I heard (several years ago) that the government basically gave BR no choice because leyland was sinking like a stone and need to get their bodies somewhere because nobody was buying their buses. In the UK railways are private so do need to turn a profit, and as always the UK government only ever really do investment when it helps their cause (such as bringing people into London, not so much for linking cities outside of London with clean energy efficient trains, which is why the East West route is being built diesel) And yep, but then disability rights (or any rights other than white men's) wasn't exactly a big thing back in the 70s, or 80s, or much of the 90s...
Yep, I realise this - though of course they weren't yet private in 1980. That's what I'm getting at, really - the squandered potential of the world's first railways, reduced to unhappy compromises because of profit margins (all while unprecedented levels of investment were being ploughed into roads, of course). If, as I do, you consider public transport a public good that should be run for purpose not profit (like a healthcare system), this is simply a disaster.
Of course they were squandered, the rich don't want to use them, hence there being none in Mayfair or the surrounding area (even trams never went there, I believe they now have a cycle route) And as I've said somewhere on this forum in the last few days, if you look back at the Transport Ministers of the UK there were an awful lot of them whose families ran haulage or tarmaccing firms, so its no surprise roads were given precedence
They actually fit on to Tees Valley line in the correct 1989 paint scheme.
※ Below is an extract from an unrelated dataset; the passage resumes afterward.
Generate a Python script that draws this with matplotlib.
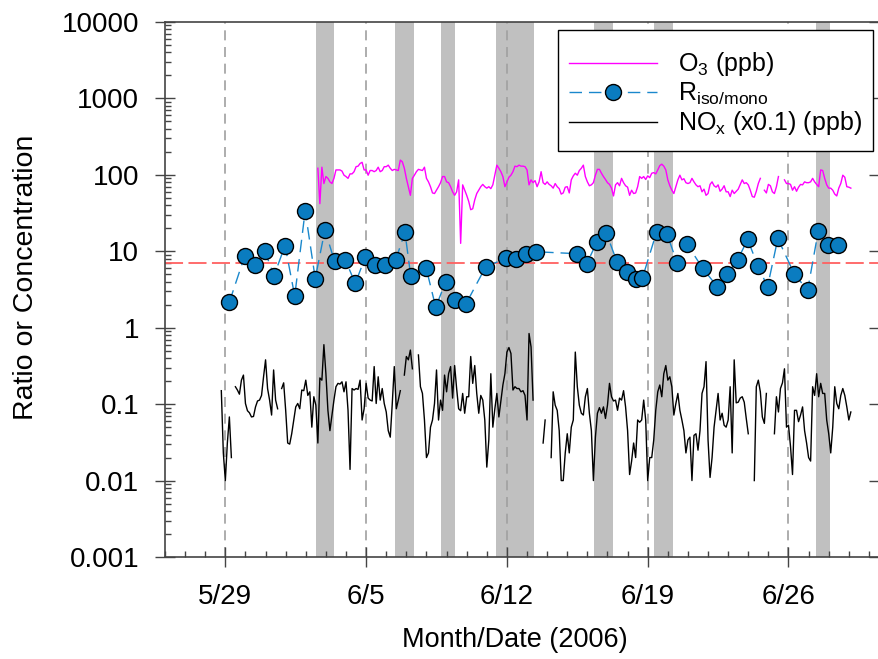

Modern routes 2019-2021 Calder Valley Line Manchester Victoria to Leeds City via Halifax Bradford or Tyne Valley Line.
Love them or hate them, anyone who travelled on the UK network in the last 35 years probably ended up spending a significant amount of journey time on these things. Unloved but unique and quirky, they also had their own peculiar smell inside. I would happily pay £25 for a DLC that included both 142 and 143 plus a nice little route to run them on, part of the Cardiff Valleys, Cardiff to Maesteg or something in the North East.